Jazz rules

Jazz music is a mightily broad church. From Ella Fitzgerald to Weather Report, the definition of what constitutes jazz seems like a pretty moveable feast to say the least. The first time I remember doing a cartoon double take at the radio was when some DJ or other said something about "the great jazz singer, Ray Charles". Mr Charles had never sounded much like jazz to my ears, I can tell you. Then, as time progressed, I'd see posters for people like Van Morrison headlining jazz festivals. Eh? How on earth is the old Irish curmudgeon in any way related to jazz? The whole arena was, and indeed is, completely baffling.

To this end, I thought I'd offer some clear guidelines as to what truly constitutes jazz, so that we can all get some proper focus going here.

First rule is that there must be a drummer who tish, tish, tishes on a hi hat cymbal all the way through the piece, preferably with wire brushes. If he can also sport a greying spindly beard and a shirt even a golfer wouldn't be seen dead in, this certainly helps. Secondly, at least one of the eight guitarists needs to be practising his scales at all times, and not necessairily in the same key as the other musicians present. It's always a bonus, if it's a live performance, if a member of the audience can periodically yell something like, "Hey there, fast fingers! When does the tune start?!" at him. This won't lead to the inclusion of any discernible melody at any point but will, at least, provide some light relief from the earnest nature of the whole shebang.

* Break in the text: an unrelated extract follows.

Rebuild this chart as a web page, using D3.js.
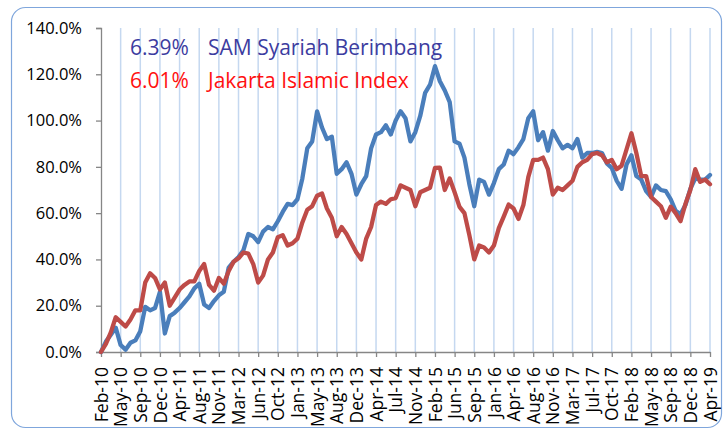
<!DOCTYPE html>
<html>
<head>
<meta charset="utf-8">
<script src="https://d3js.org/d3.v7.min.js"></script>
<style>
    body { margin: 0; background: #fff; }
    svg text { font-family: "Open Sans", sans-serif; }
</style>
</head>
<body>
<svg id="chart" width="723" height="430"></svg>
<script>
// Tick labels on the x axis (evenly spaced categories)
let tickLabels = ["Feb-10", "May-10", "Sep-10", "Dec-10", "Apr-11", "Aug-11", "Nov-11", "Mar-12",
    "Jun-12", "Oct-12", "Jan-13", "May-13", "Aug-13", "Dec-13", "Apr-14", "Jul-14", "Nov-14",
    "Feb-15", "Jun-15", "Sep-15", "Jan-16", "Apr-16", "Aug-16", "Nov-16", "Mar-17", "Jul-17",
    "Oct-17", "Feb-18", "May-18", "Sep-18", "Dec-18", "Apr-19"];

// Cumulative return (%), sampled 4 times per tick interval
let samSyariah = [0, 4.5, 7.5, 10.5, 3, 1, 4, 5, 9, 19.5, 18, 19, 26, 8, 15.5, 17, 19, 21.5, 24, 27.5,
    29.5, 20.5, 19, 22, 24.5, 26, 36.5, 39, 41, 44, 51, 50, 47.5, 52, 54, 53, 56.5, 60.5, 64, 63.5,
    66, 75, 88, 91, 104, 97, 92, 93, 77, 79, 82, 77, 68, 72.5, 76, 88, 94, 95, 98, 94,
    100, 104, 101, 91, 95, 102, 112, 115.5, 123.5, 117, 113, 108, 91, 90, 84, 72.5, 63, 74.5, 73.5, 68,
    73, 79, 81, 87, 85.5, 88.5, 92, 101, 104, 91.5, 95, 87, 95.5, 91.5, 88, 89.5, 88, 92, 84, 86,
    86, 86.5, 86, 81.5, 79.5, 74, 70.5, 81, 85, 76, 74.5, 69.5, 67, 72, 70, 69.5, 66, 61, 59.5, 63.5,
    70.5, 75, 74.5, 74.5, 76.5];

let jakartaIslamic = [0, 3.5, 8.5, 15, 13, 11, 14, 18, 18, 30, 34, 32, 27, 30, 20, 23.5, 27, 29, 30.5, 30.5,
    35, 38, 29, 26.5, 32, 29.5, 35, 39, 40.5, 43, 42.5, 38, 30, 33, 40, 43, 49.6, 50.5, 46, 47,
    49, 56, 61.5, 63, 67.5, 68.5, 62, 58, 50, 54, 51, 47, 43, 40, 49, 54, 63.5, 65, 64, 66,
    66.5, 72, 71, 70, 63, 69, 70, 71, 79.5, 79.7, 70, 75, 69, 62.7, 60, 50.5, 40, 46, 45.2, 43,
    46, 53.5, 58.5, 63.7, 62, 57.5, 63.5, 75.6, 83, 83, 84, 79, 68, 71, 70, 72, 74, 80, 82, 83,
    85.5, 86, 85, 82, 83, 79, 80.5, 87.5, 94.5, 86, 76, 76, 67, 65, 63, 58, 62.8, 60, 56.5, 64,
    70, 79, 73.5, 74.5, 72.5];

let seriesNames = ["SAM Syariah Berimbang", "Jakarta Islamic Index"];
let seriesReturns = ["6.39%", "6.01%"];
let yTicks = [0, 0.2, 0.4, 0.6, 0.8, 1.0, 1.2, 1.4];

let svg = d3.select("#chart");
let lineColors = ["#4a7ebb", "#be4b48"];
let textColors = ["#3c3ca0", "#ff1010"];
let nPoints = samSyariah.length;

// outer frame
svg.append("rect")
    .attr("x", 11.5).attr("y", 7.5)
    .attr("width", 710).attr("height", 420)
    .attr("rx", 14)
    .attr("fill", "#fff")
    .attr("stroke", "#7fa6dc")
    .attr("stroke-width", 1.2);

let xScale = d3.scaleLinear().domain([0, nPoints - 1]).range([101, 710]);
let yScale = d3.scaleLinear().domain([0, 1.4]).range([352, 28]);
let tickPos = tickLabels.map((d, i) => i * (nPoints - 1) / (tickLabels.length - 1));

// vertical gridlines
svg.append("g")
    .selectAll("line")
    .data(tickPos.slice(1))
    .enter().append("line")
    .attr("x1", d => xScale(d)).attr("x2", d => xScale(d))
    .attr("y1", yScale(1.4)).attr("y2", yScale(0))
    .attr("stroke", "#c5d8f0")
    .attr("stroke-width", 1.5);

// y axis
let yAxis = d3.axisLeft(yScale).tickValues(yTicks).tickFormat(d3.format(".1%")).tickSize(5).tickPadding(14);
let yG = svg.append("g").attr("transform", "translate(101,0)").call(yAxis);
yG.select(".domain").attr("stroke", "#868686").attr("stroke-width", 1.3);
yG.selectAll(".tick line").attr("stroke", "#868686").attr("stroke-width", 1.3);
yG.selectAll("text").attr("font-size", 16.5).attr("fill", "#000")
    .style("font-family", "'Open Sans', sans-serif");

// x axis
let xAxis = d3.axisBottom(xScale).tickValues(tickPos)
    .tickFormat((d, i) => tickLabels[i]).tickSize(5).tickSizeOuter(0);
let xG = svg.append("g").attr("transform", "translate(0,352)").call(xAxis);
xG.select(".domain").attr("stroke", "#868686").attr("stroke-width", 1.3);
xG.selectAll(".tick line").attr("stroke", "#868686").attr("stroke-width", 1.3);
xG.selectAll("text")
    .attr("font-size", 17.5).attr("fill", "#000")
    .style("font-family", "'Open Sans', sans-serif")
    .attr("transform", "rotate(-90)")
    .attr("x", -15).attr("y", 0).attr("dy", "0.35em")
    .style("text-anchor", "end");

// lines
let line = d3.line()
    .x((d, i) => xScale(i))
    .y(d => yScale(d / 100));

[samSyariah, jakartaIslamic].forEach((series, s) => {
    svg.append("path")
        .datum(series)
        .attr("d", line)
        .attr("fill", "none")
        .attr("stroke", lineColors[s])
        .attr("stroke-width", 4.3)
        .attr("stroke-linejoin", "round")
        .attr("stroke-linecap", "round");
});

// legend text in the corner
let legend = svg.append("g");
seriesNames.forEach((name, s) => {
    legend.append("text")
        .attr("x", 130).attr("y", 55 + s * 33)
        .attr("font-size", 21).attr("fill", textColors[s])
        .text(seriesReturns[s]);
    legend.append("text")
        .attr("x", 208).attr("y", 55 + s * 33)
        .attr("font-size", 21).attr("fill", textColors[s])
        .text(name);
});
</script>
</body>
</html>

Another jazz requisite is to have somebody constantly plinking and plonking away at a xylophone in the background or even - unforgivably - in the foreground. Apparently, it's essential that they are holding two beaters - or whatever they're called - in each hand, crossed over like a giant chopstick/cotton bud combination. Plonk, plonk plinketty plonk is generally deemed to be more than sufficient in almost every situation.

Any piano player present should always avoid any pleasantly normal chords like, say, C major, and instead consistently plump for dissonant fifths and major sevenths leaving the listener so uncomfortable with the lack of resolution in the music that eventually he's forced to cry out in anguish "Please! Please! I beseech you! Resolve it! C major! C major! Please!" At which point he's usually carted off to padded cell somewhere to spend the rest of his days humming Beatles tunes because at least they actually have a beginning, a middle and an end.

Jazz is in fashion currently, and very popular with all age groups, it seems.

I'd actually rather listen to a bit of Ray Charles.